If GitHub had called their feature something else, (for example, call it "the board") and nobody would be expecting it to be anything other than per-repo.
In the future you will see us adding more capabilities to projects, such as permission management  or settings on a project level, which already exist in Bitbucket Server.
E.g. I come at things from the intersection of (embedded) product line engineering and continuous integration, which leads me towards a different place than somebody coming at things from (e.g.) consulting or web services ... but it is difficult to have a meaningful discussion about the pros & cons of each approach without the language / terminology that we need.
I hope Github rethinks their design and places Projects under user and organization profiles, rather than repos. It's a very useful feature that's sadly trapped in a single repo.
Some people are eager to divide their project into multiple repos in spite of git being a distributed version control system. Having many teams doesn't mean you should have many repos. Why not just let your team work on one small directory inside the repo?
I think this depends on your job function. At Codetree we have a bunch of customers who need to see a project that spans multiple GitHub repos. The person who needs this view is the person responsible for delivery - usually a project manager, a product manager, or a dev manager.
A common example is a project that spans an API repo, a front end repo, and a mobile repo. If you're responsible for delivery, you want to be able to answer questions like "How much work is left to deliver the FooBar feature", or "Show me all the tickets assigned to Joe". To answer these, you must see issues from multiple repos rolled up into a single view.
Then, when you change the API, you don't have to create 3 pull requests across 3 repos, just ONE pull request and teams can review all the changes together.
And your problem of searching for issues assigned to one person across multiple repos is not a problem any more.
There are already many good examples of managing multiple modules inside one repo:
Another one is where we have forks of libraries with minor patches to suit our needs.
Spinnaker is comprised of a bunch of quasi-independent microservices, designed to work together.

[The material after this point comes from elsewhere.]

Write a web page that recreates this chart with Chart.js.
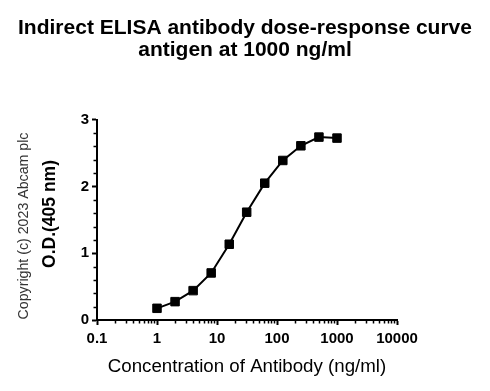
<!DOCTYPE html>
<html>
<head>
<meta charset="utf-8">
<script src="https://cdn.jsdelivr.net/npm/chart.js@4"></script>
<style>
  body { margin: 0; background: #fff; }
  #wrap { width: 490px; height: 391px; }
</style>
</head>
<body>
<div id="wrap"><canvas id="chart" width="490" height="391"></canvas></div>
<script>
// data
const concentrations = [1, 2, 4, 8, 16, 31.25, 62.5, 125, 250, 500, 1000];
const odValues = [0.175, 0.275, 0.44, 0.705, 1.135, 1.615, 2.05, 2.39, 2.61, 2.74, 2.725];
const xMajorTicks = [0.1, 1, 10, 100, 1000, 10000];
const yMajorTicks = [0, 1, 2, 3];

const titleLines = ["Indirect ELISA antibody dose-response curve", "antigen at 1000 ng/ml"];
const xTitle = "Concentration of Antibody (ng/ml)";
const yTitle = "O.D.(405 nm)";
const copyright = "Copyright (c) 2023 Abcam plc";

const FONT = "'Liberation Sans', Arial, sans-serif";

// minor ticks + rotated texts
const extras = {
  id: "extras",
  afterDraw(chart) {
    const ctx = chart.ctx;
    const x = chart.scales.x, y = chart.scales.y;
    const area = chart.chartArea;
    ctx.save();
    ctx.strokeStyle = "#000";
    ctx.lineWidth = 1.5;
    ctx.beginPath();
    for (let d = 0.1; d < 5000; d *= 10) {
      for (let m = 2; m <= 9; m++) {
        const px = Math.round(x.getPixelForValue(m * d)) + 0.5;
        ctx.moveTo(px, area.bottom);
        ctx.lineTo(px, area.bottom + 3.5);
      }
    }
    for (let i = 1; i < 15; i++) {
      if (i % 5 === 0) continue;
      const py = Math.round(y.getPixelForValue(i * 0.2)) + 0.5;
      ctx.moveTo(area.left, py);
      ctx.lineTo(area.left - 3.5, py);
    }
    ctx.stroke();

    ctx.fillStyle = "#000";
    ctx.textAlign = "center";
    ctx.textBaseline = "middle";
    ctx.translate(50, 214);
    ctx.rotate(-Math.PI / 2);
    ctx.font = "bold 17.5px " + FONT;
    ctx.fillText(yTitle, 0, 0);
    ctx.restore();

    ctx.save();
    ctx.fillStyle = "#333";
    ctx.textAlign = "center";
    ctx.textBaseline = "middle";
    ctx.translate(24, 226);
    ctx.rotate(-Math.PI / 2);
    ctx.font = "14.2px " + FONT;
    ctx.fillText(copyright, 0, 0);
    ctx.restore();
  }
};

new Chart(document.getElementById("chart"), {
  type: "line",
  data: {
    datasets: [{
      data: concentrations.map((c, i) => ({ x: c, y: odValues[i] })),
      borderColor: "#000",
      backgroundColor: "#000",
      borderWidth: 2,
      pointStyle: "rect",
      pointRadius: 6,
      pointBorderWidth: 1,
      tension: 0
    }]
  },
  options: {
    responsive: false,
    animation: false,
    layout: { padding: 0 },
    plugins: {
      legend: { display: false },
      tooltip: { enabled: false },
      title: {
        display: true,
        text: titleLines,
        color: "#000",
        font: { family: FONT, size: 21, weight: "bold", lineHeight: 1.03 },
        padding: { top: 17.5, bottom: 59 }
      }
    },
    scales: {
      x: {
        type: "logarithmic",
        min: 0.1,
        max: 10000,
        afterFit(scale) { scale.height = 71; },
        afterBuildTicks(scale) { scale.ticks = xMajorTicks.map(v => ({ value: v })); },
        border: { display: true, color: "#000", width: 2 },
        grid: { drawOnChartArea: false, tickLength: 5, tickWidth: 2, tickColor: "#000" },
        ticks: {
          autoSkip: false,
          maxRotation: 0,
          padding: 5,
          color: "#000",
          font: { family: FONT, size: 15, weight: "bold" },
          callback: v => String(v)
        },
        title: {
          display: true,
          text: xTitle,
          color: "#000",
          font: { family: FONT, size: 18.7 },
          padding: { top: 0, bottom: 13 }
        }
      },
      y: {
        min: 0,
        max: 3,
        afterFit(scale) { scale.width = 97; },
        afterBuildTicks(scale) { scale.ticks = yMajorTicks.map(v => ({ value: v })); },
        border: { display: true, color: "#000", width: 2 },
        grid: { drawOnChartArea: false, tickLength: 5, tickWidth: 2, tickColor: "#000" },
        ticks: {
          padding: 3,
          color: "#000",
          font: { family: FONT, size: 15, weight: "bold" },
          callback: v => String(v)
        }
      },
      // empty right-hand axis that only reserves the blank margin
      yRight: {
        position: "right",
        display: true,
        min: 0,
        max: 3,
        afterFit(scale) { scale.width = 93; },
        border: { display: false },
        grid: { display: false, drawTicks: false },
        ticks: { display: false }
      }
    }
  },
  plugins: [extras]
});
</script>
</body>
</html>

I don't think it would necessarily make sense to have them all in the same repo, when they could be swapped out or even used separately in another project.
But yes, someone, please make something that kills JIRA as soon as possible.
For example, if they allowed repo projects to reference issues in other repos, that would you get you 99% of the way there. You could start a single meta-repository that referenced as many repo-specific issues as you cared to consider.